Prevent-Gruppe ist einer der großen VW-Zulieferer

Die bisher kaum bekannte Prevent-Gruppe entstand 1952 als kommunale Sattlerei in Slowenien. VW wurde 1976 zum ersten wichtigen Abnehmer von Sitzbezügen. Heute hat die Gruppe mit mehr als 12 000 Mitarbeitern an rund 30 Standorten ein breit gefächertes Angebot.

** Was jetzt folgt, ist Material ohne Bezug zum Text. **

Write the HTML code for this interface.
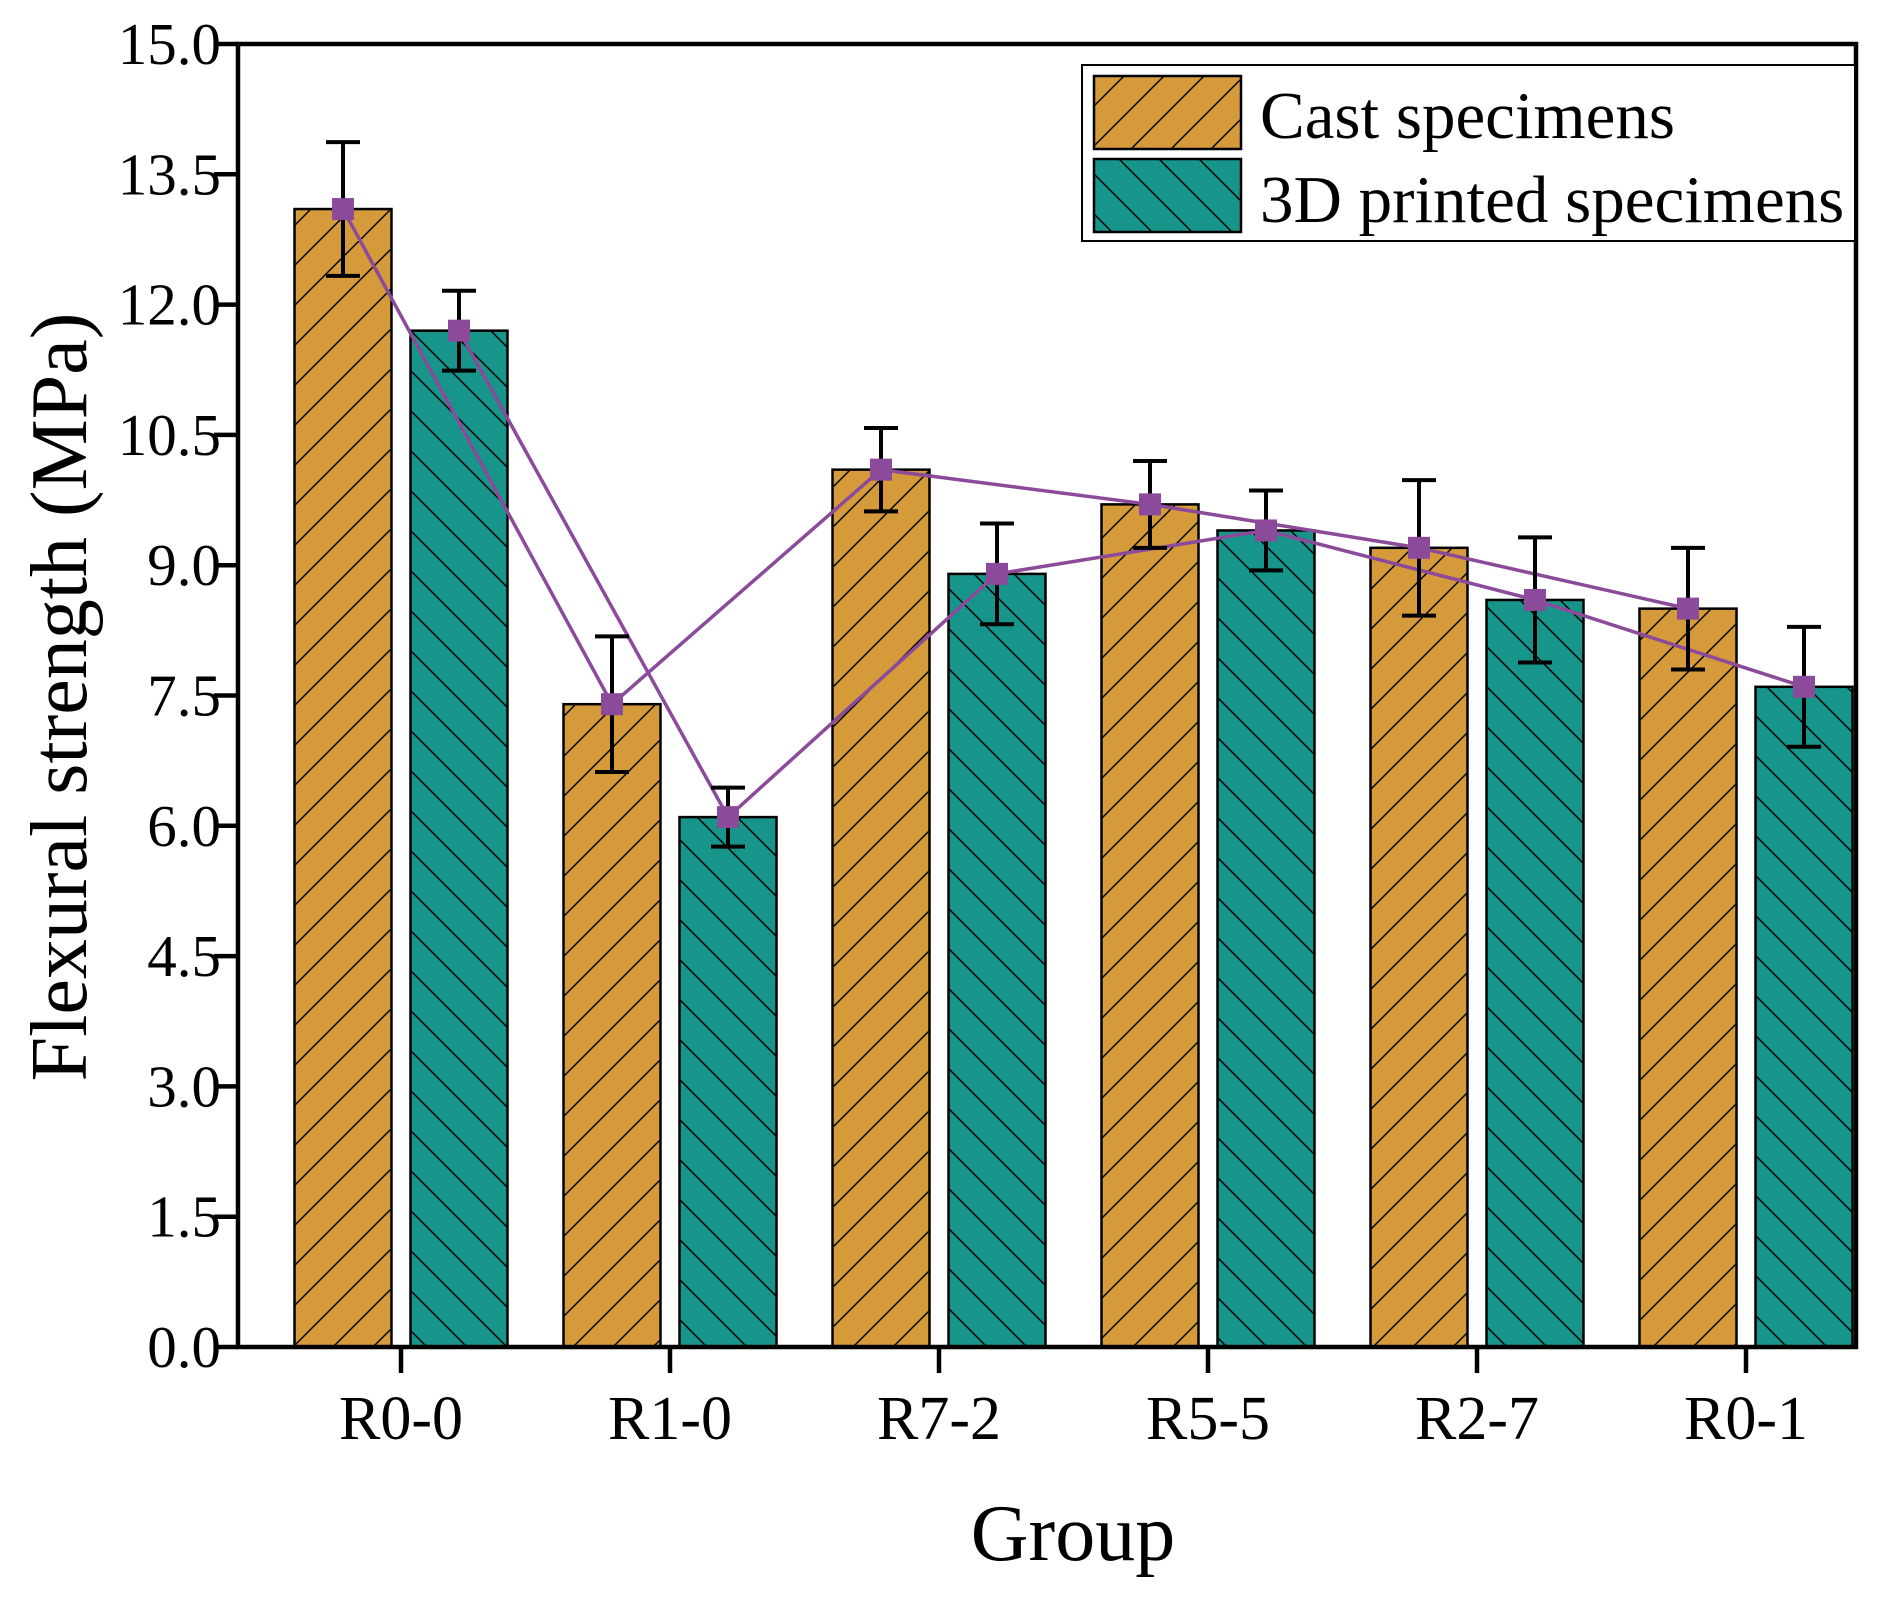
<!DOCTYPE html>
<html><head><meta charset="utf-8"><style>
html,body{margin:0;padding:0;background:#fff;}
svg text{font-family:"Liberation Serif",serif;fill:#000;}
</style></head><body>
<svg id="chart" width="1902" height="1593" viewBox="0 0 1902 1593" xmlns="http://www.w3.org/2000/svg">
<defs>
<pattern id="hatchCast" patternUnits="userSpaceOnUse" width="40" height="40">
<rect width="40" height="40" fill="#D59B3A"/>
<path d="M0,40 L40,0 M-10,10 L10,-10 M30,50 L50,30" stroke="#000" stroke-width="1.5"/>
</pattern>
<pattern id="hatch3D" patternUnits="userSpaceOnUse" width="40" height="40">
<rect width="40" height="40" fill="#17958A"/>
<path d="M0,0 L40,40 M-10,30 L10,50 M30,-10 L50,10" stroke="#000" stroke-width="1.5"/>
</pattern>
</defs>
<g id="plot"></g>
</svg>
<script>
const categories = ["R0-0","R1-0","R7-2","R5-5","R2-7","R0-1"];
const castValues = [13.1, 7.4, 10.1, 9.7, 9.2, 8.5];
const castErrors = [0.77, 0.78, 0.48, 0.5, 0.78, 0.7];
const printedValues = [11.7, 6.1, 8.9, 9.4, 8.6, 7.6];
const printedErrors = [0.46, 0.34, 0.58, 0.46, 0.72, 0.69];
const yTicks = [0, 1.5, 3, 4.5, 6, 7.5, 9, 10.5, 12, 13.5, 15];
const seriesNames = ["Cast specimens","3D printed specimens"];

const NS = "http://www.w3.org/2000/svg";
const g = document.getElementById("plot");
const L = 238, R = 1856, T = 44, B = 1347;
const yMax = 15;
const y = v => B - v / yMax * (B - T);
const x0 = 401, step = 269;
const xc = i => x0 + i * step;
const off = 58, bw = 97;

function mk(tag, attrs, parent) {
  const e = document.createElementNS(NS, tag);
  for (const k in attrs) e.setAttribute(k, attrs[k]);
  (parent || g).appendChild(e);
  return e;
}

[[castValues, "url(#hatchCast)", -off, "cast"], [printedValues, "url(#hatch3D)", off, "printed"]].forEach(([vals, fill, dx, nm]) => {
  vals.forEach((v, i) => {
    const r = mk("rect", {x: xc(i) + dx - bw / 2, y: y(v), width: bw, height: B - y(v), fill: fill, stroke: "#000", "stroke-width": 2.5});
    
    
  });
});

[[castValues, -off, "cast"], [printedValues, off, "printed"]].forEach(([vals, dx, nm]) => {
  const pts = vals.map((v, i) => (xc(i) + dx) + "," + y(v)).join(" ");
  const pl = mk("polyline", {points: pts, fill: "none", stroke: "#8B4A9A", "stroke-width": 3.5});
  
  
});

[[castValues, castErrors, -off, "cast"], [printedValues, printedErrors, off, "printed"]].forEach(([vals, errs, dx, nm]) => {
  vals.forEach((v, i) => {
    const cx = xc(i) + dx;
    const eg = mk("g", {stroke: "#000", "stroke-width": 4});
    
    
    mk("line", {x1: cx, x2: cx, y1: y(v + errs[i]), y2: y(v - errs[i])}, eg);
    mk("line", {x1: cx - 17, x2: cx + 17, y1: y(v + errs[i]), y2: y(v + errs[i])}, eg);
    mk("line", {x1: cx - 17, x2: cx + 17, y1: y(v - errs[i]), y2: y(v - errs[i])}, eg);
    const m = mk("rect", {x: cx - 11, y: y(v) - 11, width: 22, height: 22, fill: "#8B4A9A"});
    
    
  });
});

const frame = mk("rect", {x: L, y: T, width: R - L, height: B - T, fill: "none", stroke: "#000", "stroke-width": 4.5});



yTicks.forEach(t => {
  mk("line", {x1: L - 24, x2: L, y1: y(t), y2: y(t), stroke: "#000", "stroke-width": 4.5});
  const tx = mk("text", {x: 221, y: y(t) + 20, "text-anchor": "end", "font-size": 59});
  tx.textContent = t.toFixed(1);
  
  
});

categories.forEach((c, i) => {
  mk("line", {x1: xc(i), x2: xc(i), y1: B, y2: B + 26, stroke: "#000", "stroke-width": 4.5});
  const tx = mk("text", {x: xc(i), y: 1439, "text-anchor": "middle", "font-size": 62});
  tx.textContent = c;
  
  
});

const yt = mk("text", {x: 0, y: 0, "text-anchor": "middle", "font-size": 80, transform: "translate(86,697) rotate(-90)"});
yt.textContent = "Flexural strength (MPa)";


const xt = mk("text", {x: 1073, y: 1560, "text-anchor": "middle", "font-size": 80});
xt.textContent = "Group";



const lg = mk("g", {});


mk("rect", {x: 1082, y: 65, width: 773, height: 176, fill: "#fff", stroke: "#000", "stroke-width": 2}, lg);
[["url(#hatchCast)", 76, 134], ["url(#hatch3D)", 159, 218]].forEach((s, k) => {
  const sw = mk("rect", {x: 1094, y: s[1], width: 147, height: 73, fill: s[0], stroke: "#000", "stroke-width": 2.5}, lg);
  
  
  const lt = mk("text", {x: 1260, y: s[2] + 4, "font-size": 67}, lg);
  lt.textContent = seriesNames[k];
  
  
});
</script>
</body></html>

Der Zulieferer Car Trim, der bisher die Sitzbezüge geliefert hat, kam erst im April dieses Jahres zu dieser Unternehmensgruppe. Im Juni gab es Medienberichte über eine Kündigungswelle. Der Standort Plauen wackle, hieß es. Der Getriebeteile-Zulieferer ES Automobilguss wurde im vergangenen November von der Prevent-Gruppe übernommen.